Myra Melford's pithy, candid, creative, quiet fire music is best heard in concert, but her studio recordings give you a very good helping of what's she's capable of in a shorter form. The sextet dubbed Be Bread has evolved over a handful of years, mixing and matching instruments and timbres that favor the lithe, playful, and at times craggy piano style of
Melford. With clarinetist
Ben Goldberg, trumpeter
Cuong Vu, and guitarist
Brandon Ross,
Melford has set yet another new standard of excellence in the modern progressive world of jazz. It's also admirable that drummer
Matt Wilson is on yet another world-class project as a sideman alongside the still underappreciated acoustic bass guitarist
Stomu Takeishi. While these compositions comprise, in part, older material, some taken from the suite "The Whole Place Goes Up," she continues to massage and morph this music with startling originality and purpose.
Goldberg's clarinet -- taking over for predecessor
Marty Ehrlich -- sports an unforced, simpler feeling like the noble, ebony colored wood it is made from. With the more demonstrative
Vu, they come to terms
Melford's rambling, bluesy piano with quick unison lines and spiky accents on "Moon Bird," breeze along in the modified tango "Through the Same Gate," or create high drama in combustible modal freedom for the 5/4 beat of the title selection.
Melford's balanced music is a marvelous combination of composed and spontaneously improvised approaches, best heard on "A Generation Comes & Another Goes," much like a
Carla Bley mix of spooky seriousness and dancing whimsy.

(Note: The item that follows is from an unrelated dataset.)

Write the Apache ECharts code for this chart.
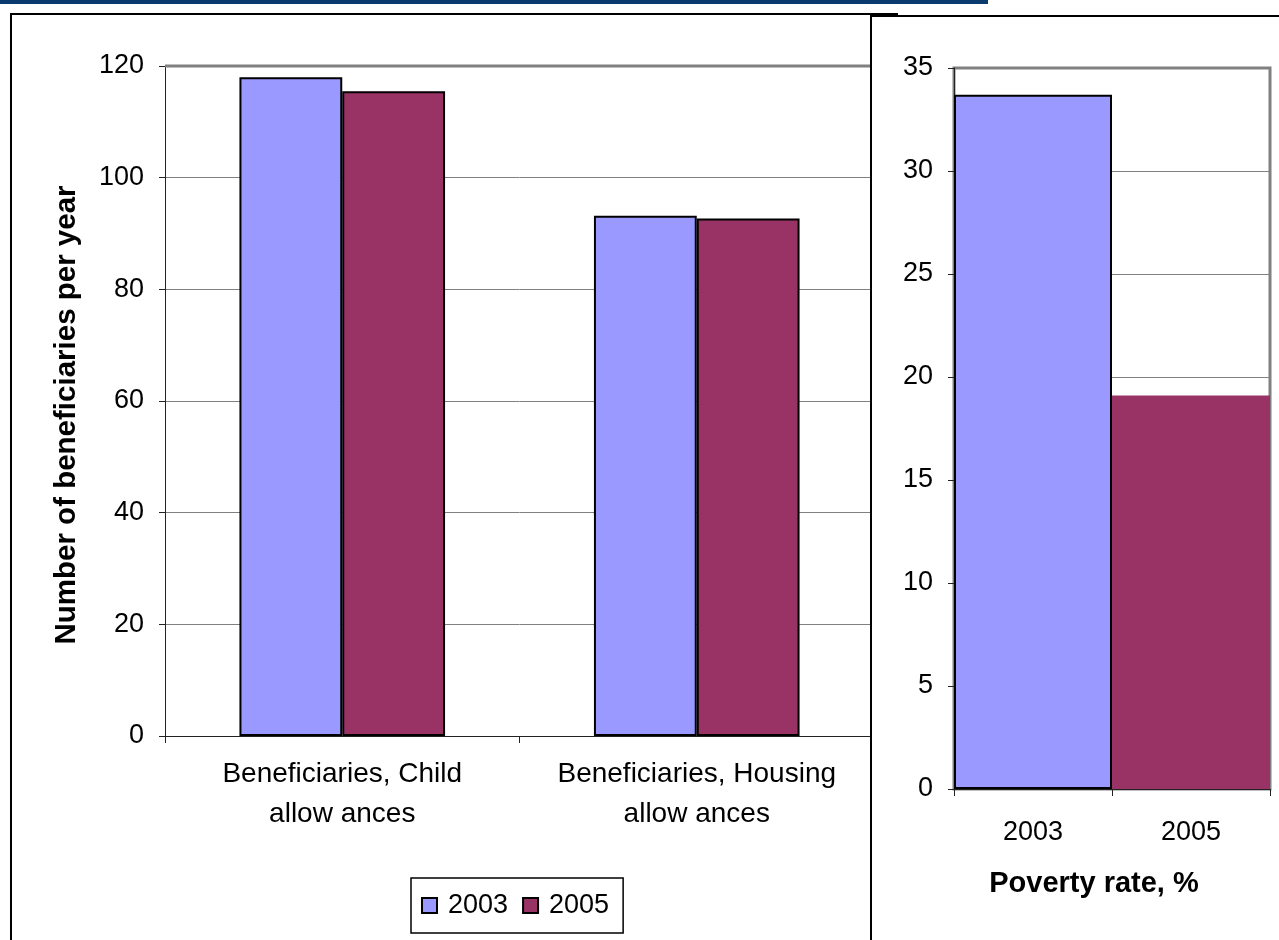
<!DOCTYPE html>
<html><head><meta charset="utf-8">
<script src="https://cdn.jsdelivr.net/npm/echarts@6/dist/echarts.min.js"></script>
<style>
html,body{margin:0;padding:0;background:#fff;width:1279px;height:940px;overflow:hidden;font-family:"Liberation Sans",Arial,sans-serif;}
#topbar{position:absolute;left:0;top:0;width:988px;height:4px;background:#0b3a6e;}
#leftFrame{position:absolute;left:10px;top:13px;width:888px;height:960px;border:2px solid #000;box-sizing:border-box;}
#left{position:absolute;left:12px;top:15px;width:884px;height:925px;}
#rightFrame{position:absolute;left:870px;top:15px;width:440px;height:960px;border:2px solid #000;box-sizing:border-box;background:#fff;}
#right{position:absolute;left:872px;top:17px;width:407px;height:923px;}
</style></head>
<body>
<div id="topbar"></div>
<div id="leftFrame"></div>
<div id="left"></div>
<div id="rightFrame"></div>
<div id="right"></div>
<script>
const leftCategories = ['Beneficiaries, Child\nallow ances', 'Beneficiaries, Housing\nallow ances'];
const seriesNames = ['2003', '2005'];
const values2003 = [118.0, 93.2];
const values2005 = [115.5, 92.7];
const leftTicks = {min: 0, max: 120, interval: 20};

const rightCategories = ['2003', '2005'];
const povertyRate = [33.7, 19.1];
const rightTicks = {min: 0, max: 35, interval: 5};

const C2003 = '#9999ff', C2005 = '#993366';
const FONT = '"Liberation Sans", Arial, sans-serif';

const left = echarts.init(document.getElementById('left'));
left.setOption({
  animation: false,
  textStyle: {fontFamily: FONT},
  grid: {left: 153, top: 51, width: 709, height: 670},
  legend: {
    left: 399, top: 863, padding: [14, 14, 14, 10],
    borderColor: '#000', borderWidth: 1.5,
    icon: 'rect', itemWidth: 15, itemHeight: 15, itemGap: 14,
    textStyle: {fontSize: 27, color: '#000', fontFamily: FONT, padding: [0, 0, 0, 6]},
    itemStyle: {borderColor: '#000', borderWidth: 2},
    data: seriesNames
  },
  xAxis: {
    type: 'category', data: leftCategories,
    axisLine: {lineStyle: {color: '#222', width: 1}},
    axisTick: {show: true, length: 7, lineStyle: {color: '#222'}},
    axisLabel: {interval: 0, hideOverlap: false, fontSize: 28, color: '#000', lineHeight: 40, margin: 18, fontFamily: FONT}
  },
  yAxis: {
    type: 'value', min: leftTicks.min, max: leftTicks.max, interval: leftTicks.interval,
    name: 'Number of beneficiaries per year', nameLocation: 'middle', nameGap: 83,
    nameTextStyle: {fontSize: 29.5, fontWeight: 'bold', color: '#000', fontFamily: FONT, padding: [0, 28, 0, 0]},
    axisLine: {show: true, lineStyle: {color: '#222', width: 1}},
    axisTick: {show: true, length: 6, lineStyle: {color: '#222'}},
    axisLabel: {fontSize: 27, color: '#000', margin: 21, fontFamily: FONT},
    splitLine: {lineStyle: {color: '#808080', width: 1}}
  },
  series: [
    {name: seriesNames[0], type: 'bar', data: values2003, barGap: '0%', barCategoryGap: '42%',
     itemStyle: {color: C2003, borderColor: '#000', borderWidth: 2}},
    {name: seriesNames[1], type: 'bar', data: values2005,
     itemStyle: {color: C2005, borderColor: '#000', borderWidth: 2}}
  ]
});
// plot area top border (thicker gray)
(function(){
  const y = left.convertToPixel({yAxisIndex: 0}, leftTicks.max);
  const x0 = left.convertToPixel({xAxisIndex: 0}, 0) - 709/4;
  left.setOption({graphic: [{type: 'line', z: 5, shape: {x1: x0, y1: y, x2: x0 + 709, y2: y}, style: {stroke: '#808080', lineWidth: 3}}]});
})();

const right = echarts.init(document.getElementById('right'));
right.setOption({
  animation: false,
  textStyle: {fontFamily: FONT},
  grid: {left: 82, top: 51, width: 316, height: 721, show: true, borderColor: '#808080', borderWidth: 3, backgroundColor: 'transparent'},
  xAxis: {
    type: 'category', data: rightCategories,
    name: 'Poverty rate, %', nameLocation: 'middle', nameGap: 80,
    nameTextStyle: {fontSize: 29, fontWeight: 'bold', color: '#000', fontFamily: FONT, padding: [0, 36, 0, 0]},
    axisLine: {lineStyle: {color: '#222', width: 1}},
    axisTick: {show: true, length: 7, lineStyle: {color: '#222'}},
    axisLabel: {interval: 0, fontSize: 27, color: '#000', margin: 30, fontFamily: FONT}
  },
  yAxis: {
    type: 'value', min: rightTicks.min, max: rightTicks.max, interval: rightTicks.interval,
    axisLine: {show: true, lineStyle: {color: '#222', width: 1}},
    axisTick: {show: true, length: 6, lineStyle: {color: '#222'}},
    axisLabel: {fontSize: 27, color: '#000', margin: 21, fontFamily: FONT},
    splitLine: {lineStyle: {color: '#808080', width: 1}}
  },
  series: [{
    type: 'bar', barWidth: '100%', z: 3,
    data: povertyRate.map((v, i) => ({
      value: v,
      itemStyle: i === 0 ? {color: C2003, borderColor: '#000', borderWidth: 2} : {color: C2005, borderWidth: 0}
    }))
  }]
});
</script>
</body></html>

Ross, a far too talented player to continue flying under the radar, gets a sweet, plucky feature during "On the Lip Of Insanity," where the band is careful being careful. At times you hear funky or Eastern Indian inferences, while overall, the music is not so complicated as it is elegant and parabolic. Happily, it is another triumph for
Melford in that her hot streak of extraordinarily original projects keeps rolling on and upping the ante.